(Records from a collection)
/---

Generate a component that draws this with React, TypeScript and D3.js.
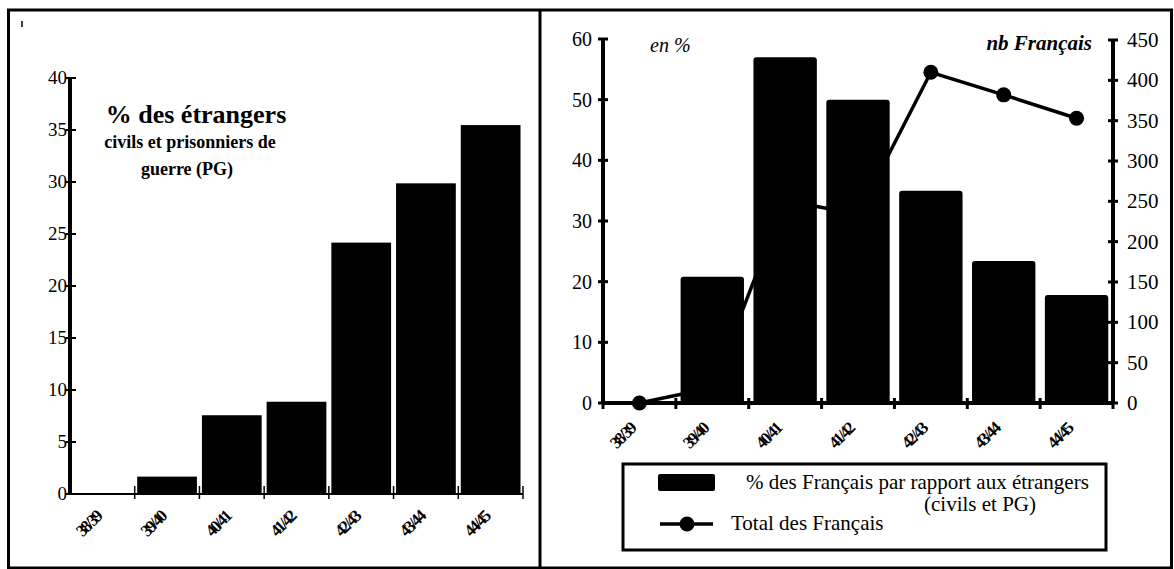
import React from 'react';
import * as d3 from 'd3';

const categories = ['38/39', '39/40', '40/41', '41/42', '42/43', '43/44', '44/45'];
const etrangersPct = [0, 1.6, 7.5, 8.8, 24.1, 29.8, 35.4];
const francaisPct = [0, 20.8, 57, 50, 35, 23.4, 17.8];
const francaisTotal = [0, 19, 251, 234, 410, 382, 353];
const leftTicks = [0, 5, 10, 15, 20, 25, 30, 35, 40];
const pctTicks = [0, 10, 20, 30, 40, 50, 60];
const nbTicks = [0, 50, 100, 150, 200, 250, 300, 350, 400, 450];

const serif = '"Liberation Serif", "DejaVu Serif", serif';
const S = { fontFamily: serif };

export default function App() {
  // left chart scales
  const lx = d3.scaleBand<string>().domain(categories).range([70, 523]).paddingInner(0.1).paddingOuter(0.05);
  const ly = d3.scaleLinear().domain([0, 40]).range([494, 78]);
  const lBounds = d3.range(categories.length + 1).map((i) => 70 + i * lx.step());

  // right chart scales
  const rx = d3.scaleBand<string>().domain(categories).range([603, 1113]).paddingInner(0.13).paddingOuter(0.065);
  const ryL = d3.scaleLinear().domain([0, 60]).range([403, 39]);
  const ryR = d3.scaleLinear().domain([0, 450]).range([403, 40]);
  const rBounds = d3.range(categories.length + 1).map((i) => 603 + i * rx.step());
  const cx = (c: string) => (rx(c) as number) + rx.bandwidth() / 2;
  const linePath = d3
    .line<number>()
    .x((_, i) => cx(categories[i]))
    .y((d) => ryR(d))(francaisTotal) as string;

  return (
    <svg width={1174} height={569} style={{ position: 'absolute', left: 0, top: 0, background: '#fff', fontFamily: serif }}>
      {/* frame */}
      <rect x={8.5} y={10} width={1163} height={558} fill="none" stroke="#000" strokeWidth={3} />
      <line x1={540} x2={540} y1={10} y2={569} stroke="#000" strokeWidth={3} />
      <line x1={22} x2={22} y1={21} y2={27} stroke="#000" strokeWidth={1.5} />

      {/* ===== LEFT CHART ===== */}
      {categories.map((c, i) => (
        <rect key={c} x={lx(c)} y={ly(etrangersPct[i])} width={lx.bandwidth()} height={ly(0) - ly(etrangersPct[i])}
          fill="#000" stroke="#000" strokeWidth={1.5} />
      ))}
      <line x1={70} x2={lBounds[lBounds.length - 1]} y1={ly(0)} y2={ly(0)} stroke="#000" strokeWidth={2} />
      {lBounds.slice(1).map((b, i) => (
        <line key={i} x1={b} x2={b} y1={ly(0) - 8} y2={ly(0) + 5} stroke="#000" strokeWidth={1.5} />
      ))}
      <line x1={70} x2={70} y1={ly(40)} y2={ly(0)} stroke="#000" strokeWidth={4} />
      {leftTicks.map((t) => (
        <g key={t}>
          <line x1={66} x2={76} y1={ly(t)} y2={ly(t)} stroke="#000" strokeWidth={2} />
          <text x={67} y={ly(t) + 6} fontSize={19} textAnchor="end" style={S}>{t}</text>
        </g>
      ))}
      {categories.map((c) => {
        const x = (lx(c) as number) + lx.bandwidth() / 2;
        const y = 518;
        return (
          <text key={c} x={x} y={y} fontSize={17} fontWeight="bold" letterSpacing={-2.2} textAnchor="end" style={S}
            transform={`rotate(-45, ${x}, ${y})`}>{c}</text>
        );
      })}
      <text x={196} y={123} fontSize={26} fontWeight="bold" textAnchor="middle" style={S}>% des étrangers</text>
      <text x={190} y={148} fontSize={18} fontWeight="bold" textAnchor="middle" style={S}>civils et prisonniers de</text>
      <text x={187} y={175} fontSize={18} fontWeight="bold" textAnchor="middle" style={S}>guerre (PG)</text>

      {/* ===== RIGHT CHART ===== */}
      <path d={linePath} fill="none" stroke="#000" strokeWidth={3.5} />
      {francaisTotal.map((v, i) => (
        <circle key={i} cx={cx(categories[i])} cy={ryR(v)} r={7.5} fill="#000" />
      ))}
      {categories.map((c, i) => (
        <rect key={c} x={rx(c)} y={ryL(francaisPct[i])} width={rx.bandwidth()} height={ryL(0) - ryL(francaisPct[i])}
          fill="#000" rx={3} />
      ))}
      <line x1={603} x2={1113} y1={ryL(0)} y2={ryL(0)} stroke="#000" strokeWidth={4} />
      {rBounds.map((b, i) => (
        <line key={i} x1={b} x2={b} y1={ryL(0) - 5} y2={ryL(0) + 6} stroke="#000" strokeWidth={3} />
      ))}
      <line x1={603} x2={603} y1={ryL(60)} y2={ryL(0)} stroke="#000" strokeWidth={4} />
      {pctTicks.map((t) => (
        <g key={t}>
          <line x1={598} x2={608} y1={ryL(t)} y2={ryL(t)} stroke="#000" strokeWidth={3} />
          <text x={592} y={ryL(t) + 7} fontSize={20} textAnchor="end" style={S}>{t}</text>
        </g>
      ))}
      <line x1={1113} x2={1113} y1={ryR(450)} y2={ryR(0)} stroke="#000" strokeWidth={4} />
      {nbTicks.map((t) => (
        <g key={t}>
          <line x1={1108} x2={1118} y1={ryR(t)} y2={ryR(t)} stroke="#000" strokeWidth={3} />
          <text x={1127} y={ryR(t) + 7} fontSize={21} textAnchor="start" style={S}>{t}</text>
        </g>
      ))}
      {categories.map((c) => {
        const x = cx(c) - 3;
        const y = 430;
        return (
          <text key={c} x={x} y={y} fontSize={17} fontWeight="bold" letterSpacing={-2.2} textAnchor="end" style={S}
            transform={`rotate(-45, ${x}, ${y})`}>{c}</text>
        );
      })}
      <text x={650} y={52} fontSize={20} fontStyle="italic" style={S}>en %</text>
      <text x={1092} y={50} fontSize={21} fontStyle="italic" fontWeight="bold" textAnchor="end" style={S}>nb Français</text>

      {/* legend */}
      <rect x={623} y={464} width={483} height={86} fill="#fff" stroke="#000" strokeWidth={3} />
      <rect x={658} y={474} width={57} height={17} fill="#000" rx={2} />
      <text x={746} y={489} fontSize={21} style={S}>% des Français par rapport aux étrangers</text>
      <text x={924} y={511} fontSize={21} style={S}>(civils et PG)</text>
      <line x1={660} x2={713} y1={524} y2={524} stroke="#000" strokeWidth={3.5} />
      <circle cx={687} cy={524} r={7.5} fill="#000" />
      <text x={731} y={530} fontSize={21} style={S}>Total des Français</text>
    </svg>
  );
}
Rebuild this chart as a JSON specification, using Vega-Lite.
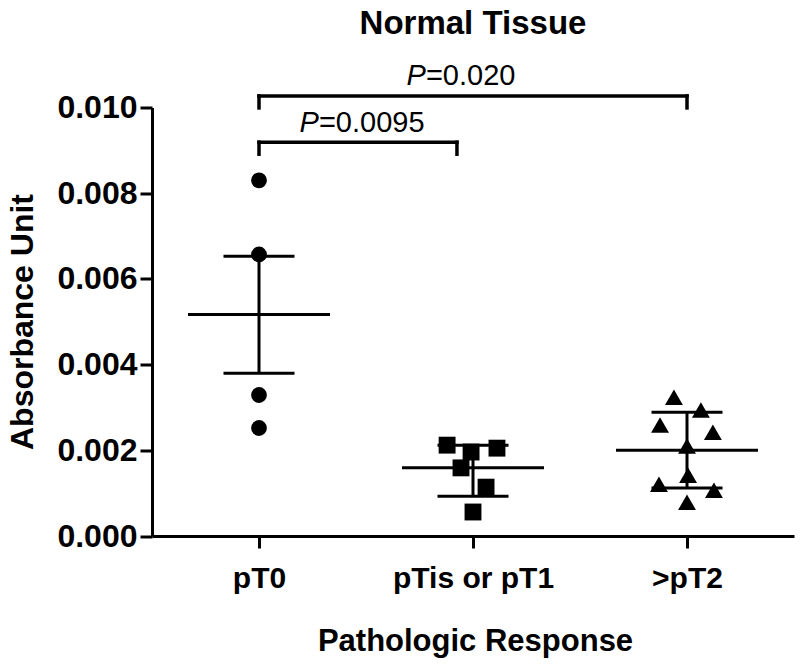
{
  "$schema": "https://vega.github.io/schema/vega-lite/v6.json",
  "width": 642,
  "height": 428.5,
  "autosize": {"type": "none"},
  "padding": {"left": 152, "top": 107.5, "right": 6, "bottom": 133},
  "background": "white",
  "config": {
    "view": {"stroke": null},
    "font": "Liberation Sans",
    "axis": {"grid": false, "domainColor": "black", "domainWidth": 3, "tickColor": "black", "tickWidth": 3, "tickSize": 12, "labelColor": "black", "titleColor": "black", "labelFont": "Liberation Sans", "titleFont": "Liberation Sans", "labelFontWeight": "bold", "titleFontWeight": "bold", "labelFontSize": 29, "titleFontSize": 31}
  },
  "title": {"text": "Normal Tissue", "fontSize": 33, "font": "Liberation Sans", "fontWeight": "bold", "color": "black", "anchor": "middle", "offset": 21},
  "datasets": {
    "points": [
      {"group": "pT0", "pos": 1.0, "value": 0.0083},
      {"group": "pT0", "pos": 1.0, "value": 0.00657},
      {"group": "pT0", "pos": 1.0, "value": 0.00329},
      {"group": "pT0", "pos": 1.0, "value": 0.00252},
      {"group": "pTis or pT1", "pos": 1.879, "value": 0.00212},
      {"group": "pTis or pT1", "pos": 1.991, "value": 0.00196},
      {"group": "pTis or pT1", "pos": 2.112, "value": 0.00205},
      {"group": "pTis or pT1", "pos": 1.944, "value": 0.00159},
      {"group": "pTis or pT1", "pos": 2.061, "value": 0.00114},
      {"group": "pTis or pT1", "pos": 2.0, "value": 0.00056},
      {"group": ">pT2", "pos": 2.939, "value": 0.00324},
      {"group": ">pT2", "pos": 3.065, "value": 0.00294},
      {"group": ">pT2", "pos": 2.874, "value": 0.00259},
      {"group": ">pT2", "pos": 3.121, "value": 0.00242},
      {"group": ">pT2", "pos": 3.0, "value": 0.0021},
      {"group": ">pT2", "pos": 3.005, "value": 0.00142},
      {"group": ">pT2", "pos": 2.869, "value": 0.00121},
      {"group": ">pT2", "pos": 3.126, "value": 0.00107},
      {"group": ">pT2", "pos": 3.0, "value": 0.00079}
    ],
    "summary": [
      {"group": "pT0", "pos": 1, "mean": 0.00517, "lo": 0.0038, "hi": 0.00653},
      {"group": "pTis or pT1", "pos": 2, "mean": 0.00159, "lo": 0.00093, "hi": 0.00212},
      {"group": ">pT2", "pos": 3, "mean": 0.002, "lo": 0.00112, "hi": 0.00289}
    ],
    "brackets": [
      {"x1": 1, "x2": 1.925, "y1": 0.00919, "y2": 0.00919},
      {"x1": 1, "x2": 1, "y1": 0.00919, "y2": 0.00891},
      {"x1": 1.925, "x2": 1.925, "y1": 0.00919, "y2": 0.00891},
      {"x1": 1, "x2": 3, "y1": 0.01027, "y2": 0.01027},
      {"x1": 1, "x2": 1, "y1": 0.01027, "y2": 0.00999},
      {"x1": 3, "x2": 3, "y1": 0.01027, "y2": 0.00999}
    ],
    "pvalues": [
      {"pos": 1.28, "y": 0.00943, "p": "P", "rest": "=0.0095"},
      {"pos": 1.78, "y": 0.01052, "p": "P", "rest": "=0.020"}
    ]
  },
  "layer": [
    {
      "data": {"name": "summary"},
      "mark": {"type": "rule", "color": "black", "strokeWidth": 3},
      "encoding": {
        "x": {"field": "pos", "type": "quantitative", "scale": {"domain": [0.5, 3.5], "nice": false, "zero": false},
          "axis": {"values": [1, 2, 3], "labelExpr": "datum.value == 1 ? 'pT0' : datum.value == 2 ? 'pTis or pT1' : '>pT2'", "labelPadding": 15, "labelFontSize": 30, "title": "Pathologic Response", "titleX": 323, "titleY": 90, "titleBaseline": "top", "titleAnchor": "middle", "labelFlush": false}},
        "y": {"field": "lo", "type": "quantitative", "scale": {"domain": [0, 0.01], "nice": false},
          "axis": {"values": [0, 0.002, 0.004, 0.006, 0.008, 0.01], "format": ".3f", "labelPadding": 3, "labelFontSize": 32, "title": "Absorbance Unit", "titleFontSize": 32, "titleX": -130, "titleY": 214, "titleAngle": -90, "titleBaseline": "middle", "titleAlign": "center", "labelFlush": false}},
        "y2": {"field": "hi"}
      }
    },
    {
      "data": {"name": "summary"},
      "mark": {"type": "tick", "color": "black", "opacity": 1, "orient": "horizontal", "size": 142, "thickness": 3},
      "encoding": {
        "x": {"field": "pos", "type": "quantitative"},
        "y": {"field": "mean", "type": "quantitative"}
      }
    },
    {
      "data": {"name": "summary"},
      "mark": {"type": "tick", "color": "black", "opacity": 1, "orient": "horizontal", "size": 71, "thickness": 3},
      "encoding": {
        "x": {"field": "pos", "type": "quantitative"},
        "y": {"field": "lo", "type": "quantitative"}
      }
    },
    {
      "data": {"name": "summary"},
      "mark": {"type": "tick", "color": "black", "opacity": 1, "orient": "horizontal", "size": 71, "thickness": 3},
      "encoding": {
        "x": {"field": "pos", "type": "quantitative"},
        "y": {"field": "hi", "type": "quantitative"}
      }
    },
    {
      "data": {"name": "points"},
      "mark": {"type": "point", "filled": true, "color": "black", "opacity": 1},
      "encoding": {
        "x": {"field": "pos", "type": "quantitative"},
        "y": {"field": "value", "type": "quantitative"},
        "shape": {"field": "group", "type": "nominal", "scale": {"domain": ["pT0", "pTis or pT1", ">pT2"], "range": ["circle", "square", "triangle-up"]}, "legend": null},
        "size": {"field": "group", "type": "nominal", "scale": {"domain": ["pT0", "pTis or pT1", ">pT2"], "range": [250, 320, 330]}, "legend": null}
      }
    },
    {
      "data": {"name": "brackets"},
      "mark": {"type": "rule", "color": "black", "strokeWidth": 3.5, "strokeCap": "square"},
      "encoding": {
        "x": {"field": "x1", "type": "quantitative"},
        "x2": {"field": "x2"},
        "y": {"field": "y1", "type": "quantitative"},
        "y2": {"field": "y2"}
      }
    },
    {
      "data": {"name": "pvalues"},
      "mark": {"type": "text", "align": "right", "baseline": "alphabetic", "fontSize": 29, "fontStyle": "italic", "color": "black", "font": "Liberation Sans"},
      "encoding": {
        "x": {"field": "pos", "type": "quantitative"},
        "y": {"field": "y", "type": "quantitative"},
        "text": {"field": "p"}
      }
    },
    {
      "data": {"name": "pvalues"},
      "mark": {"type": "text", "align": "left", "baseline": "alphabetic", "fontSize": 29, "color": "black", "font": "Liberation Sans"},
      "encoding": {
        "x": {"field": "pos", "type": "quantitative"},
        "y": {"field": "y", "type": "quantitative"},
        "text": {"field": "rest"}
      }
    }
  ]
}
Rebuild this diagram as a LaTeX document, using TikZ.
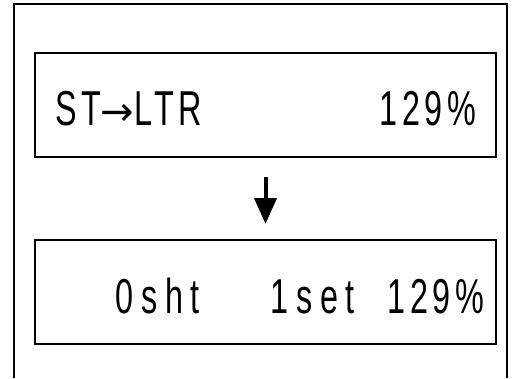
\documentclass[tikz,border=0pt]{standalone}
\usepackage{fontspec}
\usetikzlibrary{arrows.meta,positioning}
\newfontfamily\lcdfont[FakeStretch=0.66,LetterSpace=9]{Liberation Sans}
\newfontfamily\lcdwidefont[FakeStretch=0.66,LetterSpace=16]{Liberation Sans}
\newfontfamily\symfont{DejaVu Sans}
\newcommand{\lcdarrow}{{\symfont\fontsize{40}{40}\selectfont →}}

\begin{document}
\begin{tikzpicture}[
  x=1pt,y=-1pt,
  >=Triangle,
  panel/.style={draw,line width=2pt,minimum width=461pt,minimum height=104pt,inner sep=0pt},
  lcd/.style={font=\lcdfont\fontsize{49}{49}\selectfont,inner sep=0pt},
  lcdwide/.style={font=\lcdwidefont\fontsize{49}{49}\selectfont,inner sep=0pt}
]
  \useasboundingbox (0,0) rectangle (512,378);
  % outer frame, open at the bottom
  \draw[line width=1.5pt] (14,378) -- (14,4) -- (507,4) -- (507,378);
  \node[panel] (before) at (265.5,105) {};
  \node[panel] (after) at (265.5,292) {};
  % display texts
  \node[lcd,anchor=base west] (mode) at (55,125) {ST\lcdarrow LTR};
  \node[lcd,anchor=base east] (ratio) at (476,125) {129\%};
  \node[lcdwide,anchor=base west] (sheets) at (115,313) {0sht};
  \node[lcdwide,anchor=base west] (sets) at (270,313) {1set};
  \node[lcd,anchor=base east] (ratiob) at (484,313) {129\%};
  \draw[line width=4pt,-{Triangle[width=22pt,length=26pt]},shorten <=19pt,shorten >=15pt]
    (before) -- (after);
\end{tikzpicture}
\end{document}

\---

Take the lines from the start of the material to the line with "import * as d3 from 'd3';", both included, and transcribe them exactly without the pictures.

=== Response to the task ===
Generate a component that draws this with React, TypeScript and D3.js.
import React from 'react';
import * as d3 from 'd3';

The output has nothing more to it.